Right now, cold air high above Antarctica is up to 35ºC warmer than normal. Normally, strong winds and the lack of sun would keep the temperature at around –55°C. But it’s risen sharply to around –20°C.
The sudden heating began in early September and is still taking place. Three separate pulses of heat have each pushed temperatures up by 25ºC or more. Temperatures spiked and fell back and spiked again.
It looks as if an unusual event known as sudden stratospheric warming is taking place – the unexpected warming of the stratosphere, 12 to 40 kilometres above ground.
In the middle of an Antarctic winter, this atmospheric layer is normally exceptionally cold, averaging around –80°C. By the end of September it would be roughly –50ºC. This month, atmospheric waves carrying heat from the surface have pushed up into this layer.
In the Northern Hemisphere, these events are very common, occurring once every two years. But in the south, sudden large-scale warming was long thought to be extremely rare. My research has shown they are more common than expected, if we group the very strong 2002 event with slightly weaker events such as in 2019 and 2024.
Sudden warming may sound ominous.
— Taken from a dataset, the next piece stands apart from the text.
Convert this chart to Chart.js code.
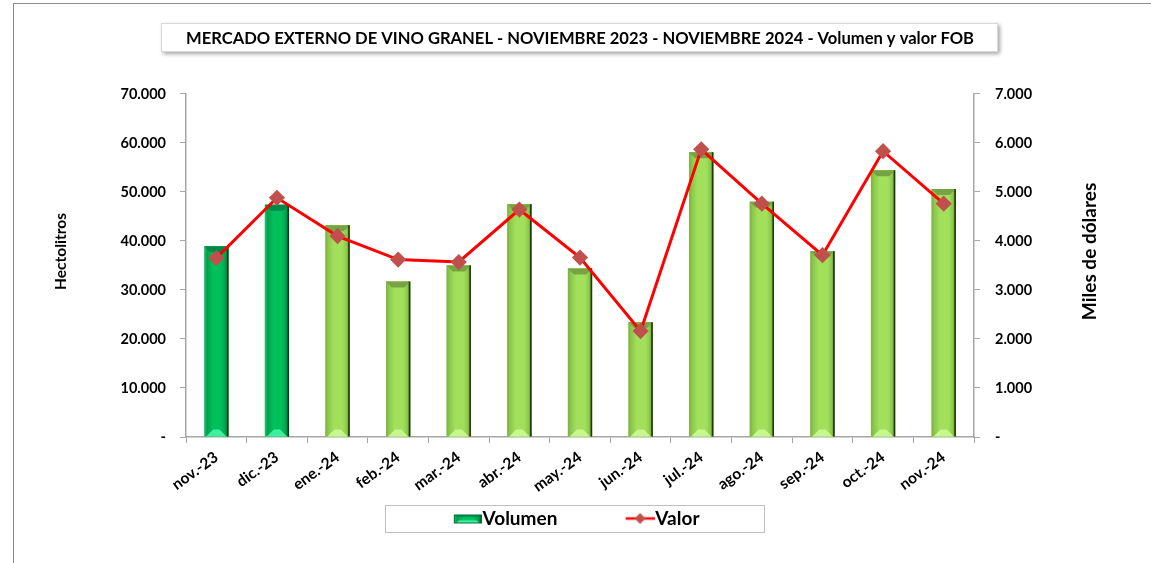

But weather is messy. Many factors play into what happens down where we live.
A drier, warmer spring and summer for southeastern Australia usually follow these warming events. But at present, forecasters are predicting warmer than usual temperatures across Australia alongside a wetter spring in the east.


This graph shows the air temperature 30km above the South Pole. The normal seasonal cycle of temperature is in light gray, while the black line shows actual temperatures this year. Stratospheric warming first occurred on 5 September, followed by a second pulse around 14 September and the strongest warming so far peaking on 27 September.
Martin Jucker/Japan Meteorological Agency
What’s happening in the skies over Antarctica?
High above both the Arctic and Antarctic is a large area of rotating winds called the stratospheric polar vortex. By definition, sudden stratospheric warming events affect these two systems.
Over Antarctica, these events are usually detected about 30 kilometres above the Southern Ocean, just to the north of Antarctica’s coastline.
The Antarctic winter runs from March to October. During this period, the continent and the atmosphere above it are dark and very cold, as the sun doesn’t rise until September.
The polar vortex traps intensely cold air and keeps it isolated from the warmer air at lower latitudes. But every now and then, this can change.
Just like the ocean, the atmosphere has waves. What’s happening at present is that large-scale atmospheric waves have spread from the surface up into the stratosphere above Antarctica, bringing heat energy with them. As these waves interact with the strong winds of the vortex, they transfer this heat.